My journey began more than six years ago when I was diagnosed with chronic prostatitis. The road to where I am today took many twists and turns along the way. I am 46 years old, married with three teenagers and have a job that requires a lot of physical labor. Up to six years ago I was hardly ever sick or missed work and rarely took any type of medicine. But since being diagnosed with prostatitis, I have struggled with constant, if not debilitating, pain in my testicles, rectum, groin and hips.
Not long after first visiting my doctor with testicle and rectal pain and being diagnosed with chronic prostatitis, I was hospitalized and given antibiotics and pain medicineintravenously. After numerous rounds of antibiotics and other medications, visits to several urologists, and ER visits, my symptoms did not improve. Therefore, my doctor started looking at other alternatives for the pain.
That is when the twists and turns began. To summarize, over the last six years I have seen at least:
4 pain doctors
3 orthopedic surgeons
1 vascular surgeon
1 orthopedic oncologist.
1 general surgeon who told me that “everyone has pain”
I also had pelvic floor physical therapy, which included home exercise, stretching, myofascial release, relaxation, and 50-60 hours of trans-anal, intrapelvic trigger point release based on the Stanford Protocol. These were done by specially trained physical therapists at two different centers. They not only hurt but they basically did nothing to relieve my symptoms.

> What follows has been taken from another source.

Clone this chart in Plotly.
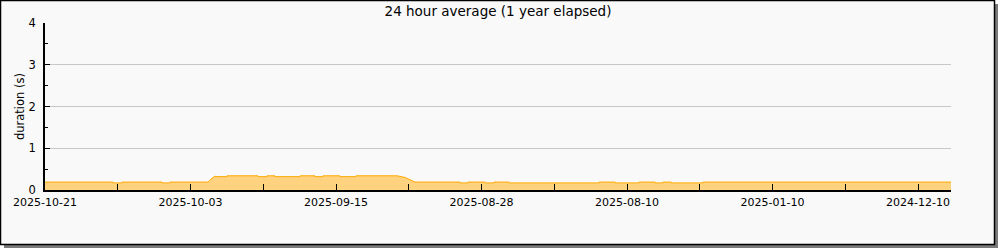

As my pain increased and spread into my groin, hips and down my legs, I got so desperate that I had a spinal cord stimulator implanted. This is typically done in two steps that include a reversible surgical procedure that allows you to experience the benefits by utilizing a temporary, non-implanted (external) system for about one week. After which, if it works, a surgical procedure is conducted to place the implant.
Unfortunately, they decided to go ahead with the surgical implant first and when it didn’t work, they had to surgically remove the implant. I was fully awake during the procedure, with very little pain medication, as they needed me awake to allow for proper placement.
I have also tried a pain pump, as well as numerous medications.
Nothing seemed to work and we really didn’t know where to turn. In 2008 they wanted to try to insert the spinal cord stimulator implant again, but before doing that we saw a urologist at the Cleveland Clinic and another pain doctor. The urologist suggested a prostate medicine and basically sent us to the pain clinic. We then spent 6 months driving once a month to the clinic for me to receive more epidural steroid injections That just didn’t seem to work. No-one had an answer to what was causing the pain, let alone any type of cure.
All along, I felt the pain was coming from my prostate. Knowing prostate cancer runs in my family and the fact that I was told that it was just a matter of “when” not “if” I got prostate cancer, we tried to discuss prostate removal with several of the urologists. Unfortunately, all of them just said “you can’t do that,” but none of them could explain why they wouldn’t discuss this option unless there were signs of cancer.
Chronic prostatitis is not only debilitating to the patient, but it affects all aspects of his life – I had no quality of life, my wife and kids tiptoed around me, my kids struggled in school and didn’t understand why this was happening to their dad, and why no one could figure out what was wrong.
I struggled to get up and go to work, to attend my kids sporting events, and just got to a point where I just didn’t care anymore. I had no hope of the doctors finding out what was causing the pain (other than chronic prostatitis), let alone correcting it. In the beginning, with every new doctors visit, test or procedure, you have a little hope that someone might figure something out and give you some hope, but after a while you have no hope and you just go through the motions.
Surgery changed all that. I could tell right away that things had changed. While still in the hospital I felt that my main symptoms -- rectal pain, testicular pain, perineal pain -- had disappeared. It was like David Radford said on his video.
Today, 4 months after surgery, I have very little, if any, perineal pain. I do have some minor leg pain, but no pain in my rectum, testicles, or groin area. Although it may still be too early to say if it is or will be 100% successful, Dr. Krongrad has given me and my family HOPE that I can live a pain free life!
Those closest to us have said I am back to my old self and tell me I am acting younger than I was acting before the surgery; I have more energy than prior to surgery and feel more like I did before all this began.
My family and I can’t express our thanks enough to Dr. Krongrad and the staff at the Krongrad Institute for not only being there prior to surgery in answering all our questions and helping with travel arrangements but after as well – assisting, answering, and following my recovery on a regular basis.